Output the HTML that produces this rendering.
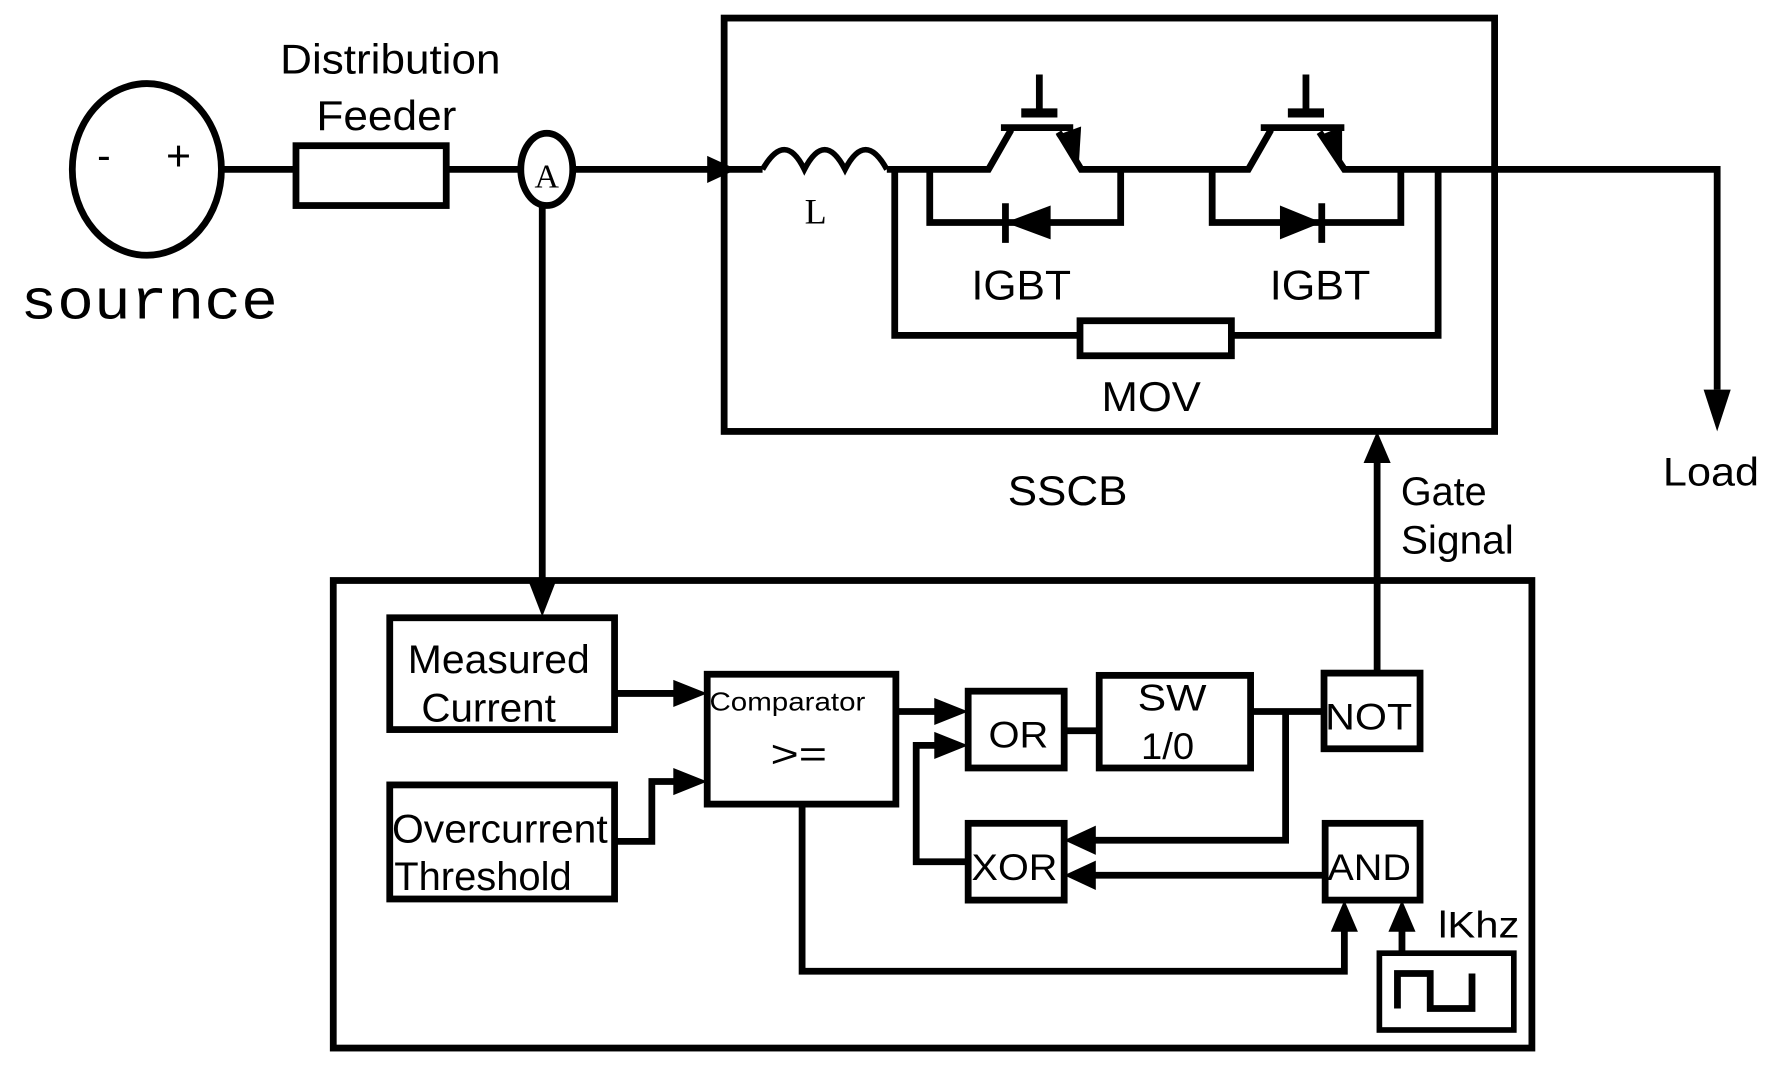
<!DOCTYPE html>
<html><head><meta charset="utf-8"><style>
html,body{margin:0;padding:0;background:#fff;overflow:hidden}
svg{display:block}
text{font-family:"Liberation Sans",Arial,sans-serif;fill:#000}
</style></head><body>
<svg width="1768" height="1065" viewBox="0 0 1565 943" preserveAspectRatio="none" xmlns="http://www.w3.org/2000/svg">
<g fill="none" stroke="#000" stroke-width="6">
<ellipse cx="130" cy="150" rx="66" ry="76"/>
<line x1="196" y1="150" x2="260" y2="150"/>
<rect x="262" y="129" width="133" height="53"/>
<line x1="395" y1="150" x2="461" y2="150"/>
<ellipse cx="484" cy="150" rx="23" ry="32"/>
<line x1="507" y1="150" x2="675" y2="150"/>
<path d="M675 150 Q695 115 712 150 Q730 115 748 150 Q766 115 785 150" stroke-width="5"/>
<rect x="641" y="16" width="682" height="366"/>
<polyline points="785,150 875,150 895,115"/>
<line x1="886" y1="113" x2="950" y2="113"/>
<line x1="920" y1="66" x2="920" y2="100"/>
<line x1="904" y1="100" x2="936" y2="100" stroke-width="8"/>
<polyline points="937,117 957,150 1105,150 1125,115"/>
<line x1="1116" y1="113" x2="1190" y2="113"/>
<line x1="1156" y1="66" x2="1156" y2="100"/>
<line x1="1140" y1="100" x2="1172" y2="100" stroke-width="8"/>
<polyline points="1168,117 1190,150 1520,150 1520,345"/>
<polyline points="823,150 823,197 992,197 992,150"/>
<line x1="890" y1="180" x2="890" y2="215"/>
<polyline points="1073,150 1073,197 1240,197 1240,150"/>
<line x1="1170" y1="180" x2="1170" y2="215"/>
<polyline points="792,150 792,297 956,297"/>
<rect x="956" y="284" width="134" height="31"/>
<polyline points="1090,297 1273,297 1273,150"/>
<line x1="480" y1="182" x2="480" y2="520"/>
<line x1="1219" y1="595" x2="1219" y2="410"/>
<rect x="295" y="514" width="1061" height="414"/>
<rect x="345" y="547" width="199" height="99"/>
<rect x="345" y="695" width="199" height="101"/>
<rect x="626" y="597" width="167" height="115"/>
<rect x="857" y="612" width="85" height="68"/>
<rect x="973" y="598" width="134" height="82"/>
<rect x="1172" y="596" width="85" height="67"/>
<rect x="857" y="729" width="85" height="68"/>
<rect x="1173" y="729" width="84" height="68"/>
<rect x="1221" y="844" width="119" height="68" stroke-width="5"/>
<polyline points="1237,893 1237,862 1266,862 1266,893 1303,893 1303,862"/>
<line x1="544" y1="614" x2="600" y2="614"/>
<polyline points="544,745 577,745 577,692 600,692"/>
<line x1="793" y1="630" x2="832" y2="630"/>
<line x1="942" y1="647" x2="973" y2="647"/>
<line x1="1107" y1="630" x2="1172" y2="630"/>
<polyline points="1138,630 1138,744 965,744"/>
<line x1="1173" y1="775" x2="965" y2="775"/>
<polyline points="857,763 811,763 811,660 832,660"/>
<polyline points="710,712 710,860 1190,860 1190,823"/>
<line x1="1241" y1="844" x2="1241" y2="823"/>
</g>
<g fill="#000" stroke="none">
<polygon points="626,138 652,150 626,162"/>
<polygon points="1508,345 1532,345 1520,382"/>
<polygon points="1207,410 1231,410 1219,382"/>
<polygon points="468,515 492,515 480,546"/>
<polygon points="596,602 626,614 596,626"/>
<polygon points="596,680 626,692 596,704"/>
<polygon points="827,618 857,630 827,642"/>
<polygon points="827,648 857,660 827,672"/>
<polygon points="970,731 942,744 970,757"/>
<polygon points="970,762 942,775 970,788"/>
<polygon points="1178,825 1190,797 1202,825"/>
<polygon points="1229,825 1241,797 1253,825"/>
<polygon points="890,197 930,182 930,212"/>
<polygon points="1170,197 1133,182 1133,212"/>
<polygon points="935,120 957,112 955,145"/>
<polygon points="1168,120 1188,112 1188,145"/>
</g>
<text x="86" y="150" font-size="36">-</text>
<text x="147" y="151" font-size="38">+</text>
<text x="484" y="166" font-size="30" text-anchor="middle" style="font-family:'Liberation Serif',serif">A</text>
<text x="722" y="198" font-size="32" text-anchor="middle" style="font-family:'Liberation Serif',serif">L</text>
<text x="18" y="282" font-size="50" textLength="228" lengthAdjust="spacingAndGlyphs" style="font-family:'Liberation Mono',monospace" fill="#222">sournce</text>
<text x="248" y="65" font-size="37" textLength="195" lengthAdjust="spacingAndGlyphs">Distribution</text>
<text x="280" y="115" font-size="37" textLength="124" lengthAdjust="spacingAndGlyphs">Feeder</text>
<text x="860" y="265" font-size="37" textLength="88" lengthAdjust="spacingAndGlyphs">IGBT</text>
<text x="1124" y="265" font-size="37" textLength="89" lengthAdjust="spacingAndGlyphs">IGBT</text>
<text x="975" y="364" font-size="37" textLength="88" lengthAdjust="spacingAndGlyphs">MOV</text>
<text x="892" y="447" font-size="37" textLength="106" lengthAdjust="spacingAndGlyphs">SSCB</text>
<text x="1240" y="447" font-size="35" textLength="76" lengthAdjust="spacingAndGlyphs">Gate</text>
<text x="1240" y="490" font-size="35" textLength="100" lengthAdjust="spacingAndGlyphs">Signal</text>
<text x="1472" y="430" font-size="35" textLength="85" lengthAdjust="spacingAndGlyphs">Load</text>
<text x="361" y="596" font-size="35" textLength="161" lengthAdjust="spacingAndGlyphs">Measured</text>
<text x="373" y="639" font-size="35" textLength="119" lengthAdjust="spacingAndGlyphs">Current</text>
<text x="347" y="746" font-size="35" textLength="191" lengthAdjust="spacingAndGlyphs">Overcurrent</text>
<text x="349" y="788" font-size="35" textLength="157" lengthAdjust="spacingAndGlyphs">Threshold</text>
<text x="628" y="629" font-size="23" textLength="138" lengthAdjust="spacingAndGlyphs">Comparator</text>
<text x="682" y="679" font-size="34" textLength="50" lengthAdjust="spacingAndGlyphs">&gt;=</text>
<text x="875" y="662" font-size="33" textLength="53" lengthAdjust="spacingAndGlyphs">OR</text>
<text x="1007" y="629" font-size="33" textLength="61" lengthAdjust="spacingAndGlyphs">SW</text>
<text x="1010" y="672" font-size="33" textLength="47" lengthAdjust="spacingAndGlyphs">1/0</text>
<text x="1173" y="646" font-size="33" textLength="77" lengthAdjust="spacingAndGlyphs">NOT</text>
<text x="860" y="779" font-size="33" textLength="76" lengthAdjust="spacingAndGlyphs">XOR</text>
<text x="1175" y="779" font-size="33" textLength="74" lengthAdjust="spacingAndGlyphs">AND</text>
<text x="1273" y="830" font-size="33" textLength="72" lengthAdjust="spacingAndGlyphs">lKhz</text>
</svg>
</body></html>
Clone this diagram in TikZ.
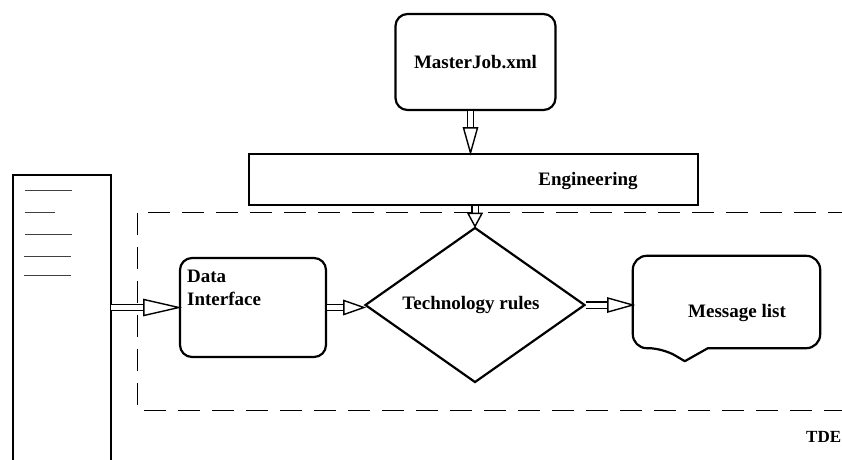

(Problem description) Write out the whole listing exactly, and drop the pictures.

(Exercise answer)
Output the HTML that produces this rendering.
<!DOCTYPE html>
<html><head><meta charset="utf-8"><style>
html,body{margin:0;padding:0;background:#fff;overflow:hidden}
svg{display:block}
text{font-family:"Liberation Sans",Arial,sans-serif;fill:#000}
</style></head><body>
<svg width="1768" height="1065" viewBox="0 0 1565 943" preserveAspectRatio="none" xmlns="http://www.w3.org/2000/svg">
<g fill="none" stroke="#000" stroke-width="6">
<ellipse cx="130" cy="150" rx="66" ry="76"/>
<line x1="196" y1="150" x2="260" y2="150"/>
<rect x="262" y="129" width="133" height="53"/>
<line x1="395" y1="150" x2="461" y2="150"/>
<ellipse cx="484" cy="150" rx="23" ry="32"/>
<line x1="507" y1="150" x2="675" y2="150"/>
<path d="M675 150 Q695 115 712 150 Q730 115 748 150 Q766 115 785 150" stroke-width="5"/>
<rect x="641" y="16" width="682" height="366"/>
<polyline points="785,150 875,150 895,115"/>
<line x1="886" y1="113" x2="950" y2="113"/>
<line x1="920" y1="66" x2="920" y2="100"/>
<line x1="904" y1="100" x2="936" y2="100" stroke-width="8"/>
<polyline points="937,117 957,150 1105,150 1125,115"/>
<line x1="1116" y1="113" x2="1190" y2="113"/>
<line x1="1156" y1="66" x2="1156" y2="100"/>
<line x1="1140" y1="100" x2="1172" y2="100" stroke-width="8"/>
<polyline points="1168,117 1190,150 1520,150 1520,345"/>
<polyline points="823,150 823,197 992,197 992,150"/>
<line x1="890" y1="180" x2="890" y2="215"/>
<polyline points="1073,150 1073,197 1240,197 1240,150"/>
<line x1="1170" y1="180" x2="1170" y2="215"/>
<polyline points="792,150 792,297 956,297"/>
<rect x="956" y="284" width="134" height="31"/>
<polyline points="1090,297 1273,297 1273,150"/>
<line x1="480" y1="182" x2="480" y2="520"/>
<line x1="1219" y1="595" x2="1219" y2="410"/>
<rect x="295" y="514" width="1061" height="414"/>
<rect x="345" y="547" width="199" height="99"/>
<rect x="345" y="695" width="199" height="101"/>
<rect x="626" y="597" width="167" height="115"/>
<rect x="857" y="612" width="85" height="68"/>
<rect x="973" y="598" width="134" height="82"/>
<rect x="1172" y="596" width="85" height="67"/>
<rect x="857" y="729" width="85" height="68"/>
<rect x="1173" y="729" width="84" height="68"/>
<rect x="1221" y="844" width="119" height="68" stroke-width="5"/>
<polyline points="1237,893 1237,862 1266,862 1266,893 1303,893 1303,862"/>
<line x1="544" y1="614" x2="600" y2="614"/>
<polyline points="544,745 577,745 577,692 600,692"/>
<line x1="793" y1="630" x2="832" y2="630"/>
<line x1="942" y1="647" x2="973" y2="647"/>
<line x1="1107" y1="630" x2="1172" y2="630"/>
<polyline points="1138,630 1138,744 965,744"/>
<line x1="1173" y1="775" x2="965" y2="775"/>
<polyline points="857,763 811,763 811,660 832,660"/>
<polyline points="710,712 710,860 1190,860 1190,823"/>
<line x1="1241" y1="844" x2="1241" y2="823"/>
</g>
<g fill="#000" stroke="none">
<polygon points="626,138 652,150 626,162"/>
<polygon points="1508,345 1532,345 1520,382"/>
<polygon points="1207,410 1231,410 1219,382"/>
<polygon points="468,515 492,515 480,546"/>
<polygon points="596,602 626,614 596,626"/>
<polygon points="596,680 626,692 596,704"/>
<polygon points="827,618 857,630 827,642"/>
<polygon points="827,648 857,660 827,672"/>
<polygon points="970,731 942,744 970,757"/>
<polygon points="970,762 942,775 970,788"/>
<polygon points="1178,825 1190,797 1202,825"/>
<polygon points="1229,825 1241,797 1253,825"/>
<polygon points="890,197 930,182 930,212"/>
<polygon points="1170,197 1133,182 1133,212"/>
<polygon points="935,120 957,112 955,145"/>
<polygon points="1168,120 1188,112 1188,145"/>
</g>
<text x="86" y="150" font-size="36">-</text>
<text x="147" y="151" font-size="38">+</text>
<text x="484" y="166" font-size="30" text-anchor="middle" style="font-family:'Liberation Serif',serif">A</text>
<text x="722" y="198" font-size="32" text-anchor="middle" style="font-family:'Liberation Serif',serif">L</text>
<text x="18" y="282" font-size="50" textLength="228" lengthAdjust="spacingAndGlyphs" style="font-family:'Liberation Mono',monospace" fill="#222">sournce</text>
<text x="248" y="65" font-size="37" textLength="195" lengthAdjust="spacingAndGlyphs">Distribution</text>
<text x="280" y="115" font-size="37" textLength="124" lengthAdjust="spacingAndGlyphs">Feeder</text>
<text x="860" y="265" font-size="37" textLength="88" lengthAdjust="spacingAndGlyphs">IGBT</text>
<text x="1124" y="265" font-size="37" textLength="89" lengthAdjust="spacingAndGlyphs">IGBT</text>
<text x="975" y="364" font-size="37" textLength="88" lengthAdjust="spacingAndGlyphs">MOV</text>
<text x="892" y="447" font-size="37" textLength="106" lengthAdjust="spacingAndGlyphs">SSCB</text>
<text x="1240" y="447" font-size="35" textLength="76" lengthAdjust="spacingAndGlyphs">Gate</text>
<text x="1240" y="490" font-size="35" textLength="100" lengthAdjust="spacingAndGlyphs">Signal</text>
<text x="1472" y="430" font-size="35" textLength="85" lengthAdjust="spacingAndGlyphs">Load</text>
<text x="361" y="596" font-size="35" textLength="161" lengthAdjust="spacingAndGlyphs">Measured</text>
<text x="373" y="639" font-size="35" textLength="119" lengthAdjust="spacingAndGlyphs">Current</text>
<text x="347" y="746" font-size="35" textLength="191" lengthAdjust="spacingAndGlyphs">Overcurrent</text>
<text x="349" y="788" font-size="35" textLength="157" lengthAdjust="spacingAndGlyphs">Threshold</text>
<text x="628" y="629" font-size="23" textLength="138" lengthAdjust="spacingAndGlyphs">Comparator</text>
<text x="682" y="679" font-size="34" textLength="50" lengthAdjust="spacingAndGlyphs">&gt;=</text>
<text x="875" y="662" font-size="33" textLength="53" lengthAdjust="spacingAndGlyphs">OR</text>
<text x="1007" y="629" font-size="33" textLength="61" lengthAdjust="spacingAndGlyphs">SW</text>
<text x="1010" y="672" font-size="33" textLength="47" lengthAdjust="spacingAndGlyphs">1/0</text>
<text x="1173" y="646" font-size="33" textLength="77" lengthAdjust="spacingAndGlyphs">NOT</text>
<text x="860" y="779" font-size="33" textLength="76" lengthAdjust="spacingAndGlyphs">XOR</text>
<text x="1175" y="779" font-size="33" textLength="74" lengthAdjust="spacingAndGlyphs">AND</text>
<text x="1273" y="830" font-size="33" textLength="72" lengthAdjust="spacingAndGlyphs">lKhz</text>
</svg>
</body></html>
Clone this diagram in TikZ.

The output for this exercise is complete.